Just over 5,000 children are homeless in this country and there is an entire generation locked out of home ownership. Yet, the Government is intent on prioritising boosting the profits of developers. That is what is happening. When we brought this up in committee, the former Minister for Finance, Paschal Donohoe, admitted it would have the effect of increasing profits further. We put it to him that profits of developers are already extremely high. The profits of the publicly listed companies are approximately 21%. How much higher does the Government think developers' profits need to go? They are at an extremely high level as it is. According to the former Minister, these subsidies will make them higher again. He said in February this year: "What I am not going to do is reintroduce or propose the very tax reliefs that did such harm to our economy...".

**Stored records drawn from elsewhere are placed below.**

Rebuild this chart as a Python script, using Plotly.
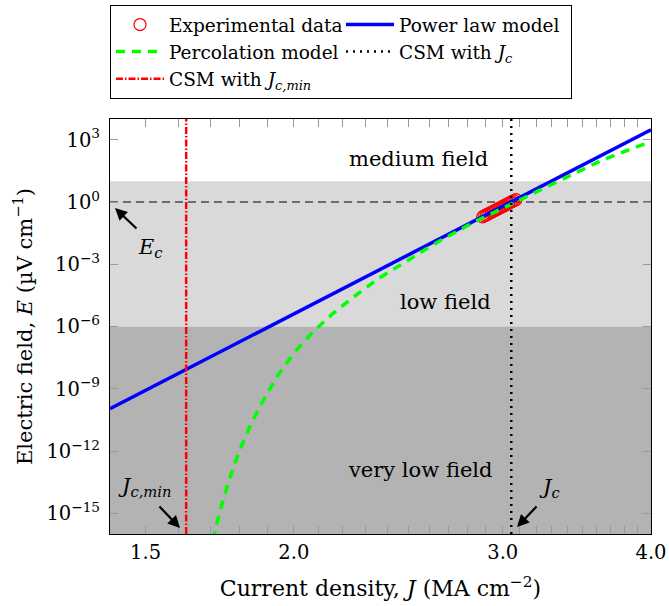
import math
import plotly.graph_objects as go

# ---------------- data ----------------
J_exp = [2.885, 2.895, 2.905, 2.915, 2.925, 2.935, 2.945, 2.955, 2.965, 2.975,
         2.985, 2.995, 3.005, 3.015, 3.025, 3.035, 3.045, 3.055, 3.065, 3.078]
E_exp = [0.193, 0.214, 0.237, 0.262, 0.290, 0.321, 0.355, 0.392, 0.433, 0.478,
         0.528, 0.583, 0.644, 0.711, 0.784, 0.865, 0.953, 1.05, 1.16, 1.31]

J_power = [1.4, 3.05, 4.0]
E_power = [1.1e-10, 1.0, 3.0e3]

J_perc = [1.712, 1.718, 1.735, 1.764, 1.798, 1.839, 1.882, 1.938, 2.001, 2.074,
          2.157, 2.249, 2.353, 2.462, 2.559, 2.661, 2.766, 2.837, 3.05, 3.19,
          3.404, 3.632, 3.875, 4.0]
E_perc = [5.0e-17, 1.8e-16, 1.6e-15, 4.0e-14, 8.9e-13, 1.8e-11, 2.4e-10, 4.2e-9, 5.5e-8, 5.2e-7,
          4.2e-6, 2.8e-5, 1.9e-4, 1.0e-3, 3.8e-3, 1.45e-2, 5.0e-2, 0.107, 0.79, 2.8,
          16.6, 100, 417, 794]

Jc = 3.05
Jc_min = 1.623
Ec = 1.0

J_range = [1.4, 4.0]
E_range = [1e-16, 1e4]
E_low_top = 10.0      # top of "low field" band
E_vlow_top = 1e-6     # top of "very low field" band

x_tickvals = [round(1.4 + 0.1 * i, 1) for i in range(27)]
x_labels = {1.5: "1.5", 2.0: "2.0", 3.0: "3.0", 4.0: "4.0"}
x_ticktext = [x_labels.get(v, "") for v in x_tickvals]

y_exponents = [3, 0, -3, -6, -9, -12, -15]
y_tickvals = [10.0 ** e for e in y_exponents]
y_ticktext = ["10<sup>%s</sup>" % (str(e).replace("-", "\u2212")) for e in y_exponents]

FONT = "DejaVu Serif"

fig = go.Figure()

# Ec reference line
fig.add_trace(go.Scatter(x=J_range, y=[Ec, Ec], mode="lines", showlegend=False,
                         line=dict(color="black", width=1.2, dash="8px,5px"), hoverinfo="skip"))

fig.add_trace(go.Scatter(x=J_exp, y=E_exp, mode="markers", name="Experimental data",
                         marker=dict(symbol="circle-open", color="red", size=12,
                                     line=dict(color="red", width=1.2))))
fig.add_trace(go.Scatter(x=J_power, y=E_power, mode="lines", name="Power law model",
                         line=dict(color="#0000ff", width=3.5)))
fig.add_trace(go.Scatter(x=J_perc, y=E_perc, mode="lines", name="Percolation model",
                         line=dict(color="#00ff00", width=3.5, dash="9px,7px")))
fig.add_trace(go.Scatter(x=[Jc, Jc], y=E_range, mode="lines", name="CSM with <i>J<sub>c</sub></i>",
                         line=dict(color="black", width=2.5, dash="2px,5px")))
fig.add_trace(go.Scatter(x=[Jc_min, Jc_min], y=E_range, mode="lines",
                         name="CSM with <i>J<sub>c,min</sub></i>",
                         line=dict(color="red", width=2.5, dash="7px,2px,1.5px,2px")))

# shaded field regions
shapes = [
    dict(type="rect", xref="paper", x0=0, x1=1, yref="y",
         y0=E_vlow_top, y1=E_low_top,
         fillcolor="#d9d9d9", line=dict(width=0), layer="below"),
    dict(type="rect", xref="paper", x0=0, x1=1, yref="y",
         y0=E_range[0], y1=E_vlow_top,
         fillcolor="#b3b3b3", line=dict(width=0), layer="below"),
]

tfont = dict(family=FONT, size=21, color="black")


def label(x, y, text):
    return dict(xref="paper", yref="paper", x=x, y=y, text=text, showarrow=False,
                xanchor="center", yanchor="middle", font=tfont)


def arrow(hx, hy, ax, ay):
    return dict(xref="paper", yref="paper", x=hx, y=hy, ax=ax, ay=ay, text="",
                showarrow=True, arrowhead=2, arrowsize=1.1, arrowwidth=2.2, arrowcolor="black")


annotations = [
    label(0.571, 0.904, "medium field"),
    label(0.621, 0.560, "low field"),
    label(0.573, 0.155, "very low field"),
    label(0.074, 0.689, "<i>E<sub>c</sub></i>"),
    label(0.063, 0.113, "<i>J<sub>c,min</sub></i>"),
    label(0.813, 0.111, "<i>J<sub>c</sub></i>"),
    arrow((115 - 110) / 541, (534 - 208) / 415, 23, 22),
    arrow((180 - 110) / 541, (534 - 528) / 415, -22, -23),
    arrow((517 - 110) / 541, (534 - 527) / 415, 21, -22),
]

axis_common = dict(showgrid=False, zeroline=False, showline=True, linecolor="black", linewidth=1.2,
                   mirror="ticks", ticks="inside", ticklen=8, tickwidth=1.2, tickcolor="#999999",
                   automargin=False, tickfont=dict(family=FONT, size=19.5, color="black"))

fig.update_layout(
    width=669, height=606,
    margin=dict(l=110, r=18, t=119, b=72, autoexpand=False),
    paper_bgcolor="white", plot_bgcolor="white",
    font=dict(family=FONT, size=20, color="black"),
    shapes=shapes, annotations=annotations,
    xaxis=dict(type="log", range=[math.log10(J_range[0]), math.log10(J_range[1])],
               tickmode="array", tickvals=x_tickvals, ticktext=x_ticktext,
               title=dict(text="Current density, <i>J</i> (MA cm<sup>\u22122</sup>)",
                          font=dict(family=FONT, size=22), standoff=18),
               **axis_common),
    yaxis=dict(type="log", range=[math.log10(E_range[0]), math.log10(E_range[1])],
               tickmode="array", tickvals=y_tickvals, ticktext=y_ticktext,
               ticklabelstandoff=5,
               title=dict(text="Electric field, <i>E</i> (\u00b5V cm<sup>\u22121</sup>)",
                          font=dict(family=FONT, size=21), standoff=8),
               **axis_common),
    legend=dict(orientation="h", x=0, xanchor="left", xref="paper",
                y=1 - 5 / 606, yanchor="top", yref="container",
                bordercolor="black", borderwidth=1, bgcolor="white",
                font=dict(family=FONT, size=18.5, color="black"),
                itemwidth=48, entrywidth=167, entrywidthmode="pixels", traceorder="normal"),
)

fig.write_html("out.html", config={"displayModeBar": False},
               post_script="document.body.style.margin='0px';")
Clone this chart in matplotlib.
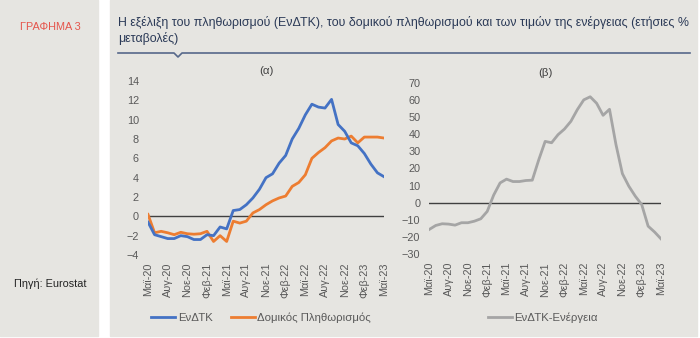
import matplotlib
matplotlib.use("Agg")
import matplotlib.pyplot as plt
from matplotlib.patches import Rectangle
from matplotlib.lines import Line2D

plt.rcParams['font.family'] = ['Liberation Sans', 'DejaVu Sans']

# monthly data, May 2020 - May 2023
months = ['Μαϊ-20', 'Ιουν-20', 'Ιουλ-20', 'Αυγ-20', 'Σεπ-20', 'Οκτ-20', 'Νοε-20', 'Δεκ-20',
          'Ιαν-21', 'Φεβ-21', 'Μαρ-21', 'Απρ-21', 'Μαϊ-21', 'Ιουν-21', 'Ιουλ-21', 'Αυγ-21',
          'Σεπ-21', 'Οκτ-21', 'Νοε-21', 'Δεκ-21', 'Ιαν-22', 'Φεβ-22', 'Μαρ-22', 'Απρ-22',
          'Μαϊ-22', 'Ιουν-22', 'Ιουλ-22', 'Αυγ-22', 'Σεπ-22', 'Οκτ-22', 'Νοε-22', 'Δεκ-22',
          'Ιαν-23', 'Φεβ-23', 'Μαρ-23', 'Απρ-23', 'Μαϊ-23']

hicp = [-0.6, -1.9, -2.1, -2.3, -2.3, -2.0, -2.1, -2.4, -2.4, -1.9,
        -2.0, -1.1, -1.3, 0.6, 0.7, 1.2, 1.9, 2.8, 4.0, 4.4,
        5.5, 6.3, 8.0, 9.1, 10.5, 11.6, 11.3, 11.2, 12.1, 9.5,
        8.8, 7.6, 7.3, 6.5, 5.4, 4.5, 4.1]

core = [0.2, -1.7, -1.55, -1.7, -1.9, -1.65, -1.8, -1.85, -1.8, -1.55,
        -2.6, -2.0, -2.6, -0.5, -0.7, -0.5, 0.35, 0.7, 1.2, 1.6,
        1.9, 2.1, 3.1, 3.5, 4.3, 6.0, 6.6, 7.1, 7.8, 8.1,
        8.0, 8.3, 7.6, 8.2, 8.2, 8.2, 8.1]

energy = [-15.5, -13.2, -12.2, -12.4, -13.0, -11.6, -11.6, -10.7, -9.3, -5.0,
          4.5, 11.6, 13.8, 12.4, 12.4, 13.0, 13.2, 25.0, 35.8, 35.0,
          39.7, 43.0, 47.5, 54.3, 60.0, 61.8, 58.0, 51.0, 54.5, 34.0,
          17.0, 9.7, 3.9, -1.0, -13.6, -17.0, -21.0]

title = ("Η εξέλιξη του πληθωρισμού (ΕνΔΤΚ), του δομικού πληθωρισμού και των τιμών της ενέργειας (ετήσιες %\n"
         "μεταβολές)")

W, H = 700, 338
bg = '#E6E5E1'
tick_col = '#595959'

fig = plt.figure(figsize=(7, 3.38), dpi=100)
fig.patch.set_facecolor('white')

def fx(px):
    return px / W

def fy(py):
    return 1 - py / H

# grey side panel and main panel
fig.patches.append(Rectangle((0, fy(336)), fx(98), fy(0) - fy(336),
                             transform=fig.transFigure, color=bg, zorder=-10))
fig.patches.append(Rectangle((fx(110), fy(336)), fx(697) - fx(110), fy(0) - fy(336),
                             transform=fig.transFigure, color=bg, zorder=-10))

fig.text(fx(20), fy(27), 'ΓΡΑΦΗΜΑ 3', color='#E5544B', fontsize=7.8, va='center')
fig.text(fx(14), fy(284), 'Πηγή: Eurostat', color='#222222', fontsize=7.8, va='center')
fig.text(fx(118), fy(16), title, color='#2B3A57', fontsize=8.9, va='top', linespacing=1.3)

# underline with small notch
xs = [118, 174, 178, 182, 690]
ys = [53, 53, 57, 53, 53]
fig.lines.append(Line2D([fx(v) for v in xs], [fy(v) for v in ys],
                        transform=fig.transFigure, color='#56688A', lw=1.2))

x = list(range(len(months)))
tick_pos = x[::3]
tick_lab = months[::3]

def style(ax, lo, hi, step, label):
    ax.set_facecolor('none')
    for s in ax.spines.values():
        s.set_visible(False)
    ax.set_xlim(0, len(months) - 1)
    ax.set_ylim(lo, hi)
    ax.set_yticks(range(lo, hi + 1, step))
    ax.set_xticks(tick_pos)
    ax.set_xticklabels(tick_lab, rotation=90)
    ax.tick_params(axis='both', length=0, labelsize=7.8, labelcolor=tick_col)
    ax.tick_params(axis='y', pad=6.5)
    ax.tick_params(axis='x', pad=5.5)
    ax.axhline(0, color='#404040', lw=1, zorder=1)
    ax.set_title(label, fontsize=8.2, color='#404040', pad=5)

ax1 = fig.add_axes([fx(148), fy(255), fx(384) - fx(148), fy(81) - fy(255)])
style(ax1, -4, 14, 2, '(α)')
ax1.plot(x, hicp, color='#4472C4', lw=2, label='ΕνΔΤΚ', zorder=3)
ax1.plot(x, core, color='#ED7D31', lw=2, label='Δομικός Πληθωρισμός', zorder=2)

ax2 = fig.add_axes([fx(429.3), fy(254.3), fx(661) - fx(429.3), fy(82.7) - fy(254.3)])
style(ax2, -30, 70, 10, '(β)')
ax2.plot(x, energy, color='#A5A5A5', lw=2, label='ΕνΔΤΚ-Ενέργεια', zorder=2)

leg_kw = dict(frameon=False, fontsize=8.2, handlelength=2.1, handletextpad=0.2,
              columnspacing=1.6, labelcolor=tick_col, loc='center')
fig.legend(*ax1.get_legend_handles_labels(), ncol=2,
           bbox_to_anchor=(fx(261), fy(318)), **leg_kw)
fig.legend(*ax2.get_legend_handles_labels(), ncol=1,
           bbox_to_anchor=(fx(543), fy(318)), **leg_kw)

fig.savefig('out.png', dpi=100, facecolor='white')
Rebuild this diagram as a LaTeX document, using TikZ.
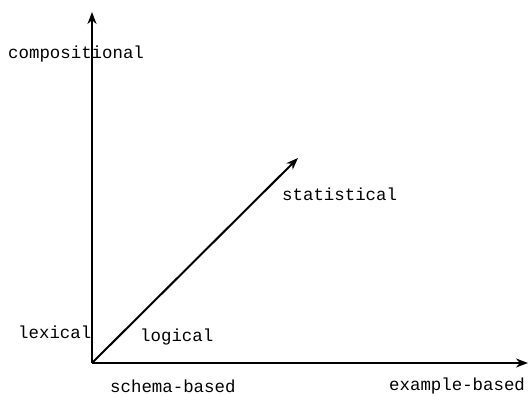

In the battle that went on during the year, those within the Government pushing for these reliefs clearly won. VAT for developers is being slashed, at a full-year cost in future years of €390 million. That is without any affordability conditions, no price caps and no guarantee that a single home will be more affordable as a result. This is an unheard of kind of measure in a European context. In other European countries where significant investment goes into housing, whether through tax expenditure or more direct investment, which is, of course, better value for money, it is always done with the aim of securing affordability. Here, we see subsidy after subsidy that boost the profits of developers and do not make housing more affordable.
There is a key problem with this in terms of productivity in the housing construction sector. Tax incentives are not addressing the capacity constraints in the sector, the infrastructure challenges or the workforce shortages. We have had warnings previously from the ESRI that these kinds of tax expenditures are dead weight and should not be pursued by the Government. It is not just the ESRI saying that. A spending review by the Department of public expenditure stated that any reductions in development costs through tax breaks are "priced into what developers will bid for land, thereby increasing bidding rates, and dissipating any savings in costs achieved elsewhere". That is what the Government's economic evaluation service has warned the Tánaiste about and he is not heeding its advice. It is saying clearly that cutting VAT on apartments will simply increase the price a developer will pay for land. It does not make apartments more affordable but it does make land speculators richer. That is the advice coming from within the Government.
There have been a number of Government subsidies and initiatives in recent years but they are not having the effect we should be seeing on affordability. Instead, land prices are increasing. Figures published recently by the CSO show the price of residential zoned land increased by 42% since 2018. As the Tánaiste knows well, any Government subsidies should be well designed and well targeted. This is not happening in the housing sector. The range of subsidies are masking over inefficiencies and a lack of productivity in the sector. That is what happens when poorly designed subsidies like these are introduced.
Looking at productivity in housing, the Central Bank quarterly bulletin No. 2 of 2025 states that the relatively poor productivity performance in the construction sector in Ireland is also evident in a cross-country setting. In 2024, Ireland was the second lowest across comparable European countries in terms of productivity. Is the Government addressing that productivity problem? No, it is bringing in more subsidies that will act as an incentive against those underlying issues in the construction sector being tackled. According to analysis by the Central Bank, investment in capital stock in the sector, that is, machinery, equipment and technology, has been declining every single year for the past decade. Profits are going up and Government subsidies are going up but the investment in capital stock needed to make the sector more productive is declining each and every year by 2.5%. It is going in the wrong direction. That is what the Government's policy of subsidies to increase profits for developers is doing. Are those developers investing the extra money in making the sector more productive? No, they are pocketing it by way of increased profits. That is exactly what is happening and it is the wrong approach. Profits and subsidies are up and productivity is down, with the hard-earned money from Irish taxpayers going into the pockets of developers. That is why we will oppose these measures.